> REQUIRED WORK:
In the listing that follows, retype every line from the first through the one containing "import matplotlib.pyplot as plt". Pictures are to be left out.
******
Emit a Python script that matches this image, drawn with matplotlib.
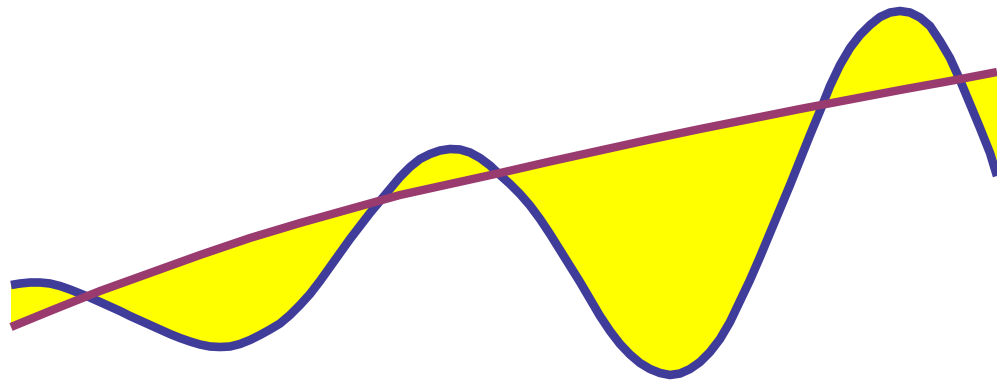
import numpy as np
import matplotlib.pyplot as plt

# wavy series (x, height above the bottom edge)
wave_x = [11, 20, 30, 40, 50, 60, 70, 80, 90, 100, 110, 120, 130, 140, 150,
          160, 170, 180, 190, 200, 210, 220, 230, 240, 250, 260, 270, 280,
          290, 300, 310, 320, 330, 340, 350, 360, 370, 380, 390, 400, 410,
          420, 430, 440, 450, 460, 470, 480, 490, 500, 510, 520, 530, 540,
          550, 560, 570, 580, 590, 600, 610, 620, 630, 640, 650, 660, 670,
          680, 690, 700, 710, 720, 730, 740, 750, 760, 770, 780, 790, 800,
          810, 820, 830, 840, 850, 860, 870, 880, 890, 900, 910, 920, 930,
          940, 950, 960, 970, 980, 990, 997]
wave_y = [96, 97.5, 98.5, 98.5, 97.5, 95, 91.5, 87.5, 83.5, 79, 74.5, 70, 65,
          60.5, 56, 51.5, 47, 43, 39.5, 36.5, 34.5, 34, 34.5, 37, 41, 46,
          51.5, 57.5, 66, 76, 87, 100, 114, 128, 142, 155, 168, 180, 192,
          204, 214, 222, 227, 230.5, 232, 231.5, 228.5, 223, 215.5, 206, 197,
          187, 175.5, 162, 147, 131, 115, 99, 82, 65, 50, 37, 26.5, 18, 12,
          8, 6, 7.5, 12, 19, 29, 42, 59, 80, 101, 124, 148, 172, 196, 221,
          246, 270, 295, 316, 333, 346, 356, 364, 368.5, 370, 368.5, 363.5,
          355, 340, 323, 301, 277, 253, 228, 205]

# rising trend series
trend_x = [11, 50, 100, 150, 200, 250, 300, 350, 400, 450, 500, 550, 600,
           650, 700, 750, 800, 850, 900, 950, 997]
trend_y = [54, 70, 90, 108, 126, 143, 158, 172, 186, 197, 208, 219.5, 230.5,
           241.5, 252, 262, 272, 281.5, 291, 300, 309]

WAVE_COLOR = "#403c99"
TREND_COLOR = "#993b6e"
FILL_COLOR = "#ffff00"


def main():
  fig = plt.figure(figsize=(9.97, 3.81), dpi=100)
  ax = fig.add_axes([0, 0, 1, 1])

  # area between the two curves (self-crossing polygon fills every lobe)
  poly_x = np.r_[wave_x, trend_x[::-1]]
  poly_y = np.r_[wave_y, trend_y[::-1]]
  ax.fill(poly_x, poly_y, color=FILL_COLOR, lw=0, zorder=1)

  ax.plot(wave_x, wave_y, color=WAVE_COLOR, lw=6.2,
          solid_capstyle="butt", solid_joinstyle="round", zorder=2)
  ax.plot(trend_x, trend_y, color=TREND_COLOR, lw=6,
          solid_capstyle="butt", solid_joinstyle="round", zorder=3)

  ax.set_xlim(0, 997)
  ax.set_ylim(0, 381)
  ax.axis("off")

  fig.savefig("out.png", dpi=100)


if __name__ == '__main__':
  main()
******
> EXERCISE RESPONSE:
Emit a Python script that matches this image, drawn with matplotlib.
import numpy as np
import matplotlib.pyplot as plt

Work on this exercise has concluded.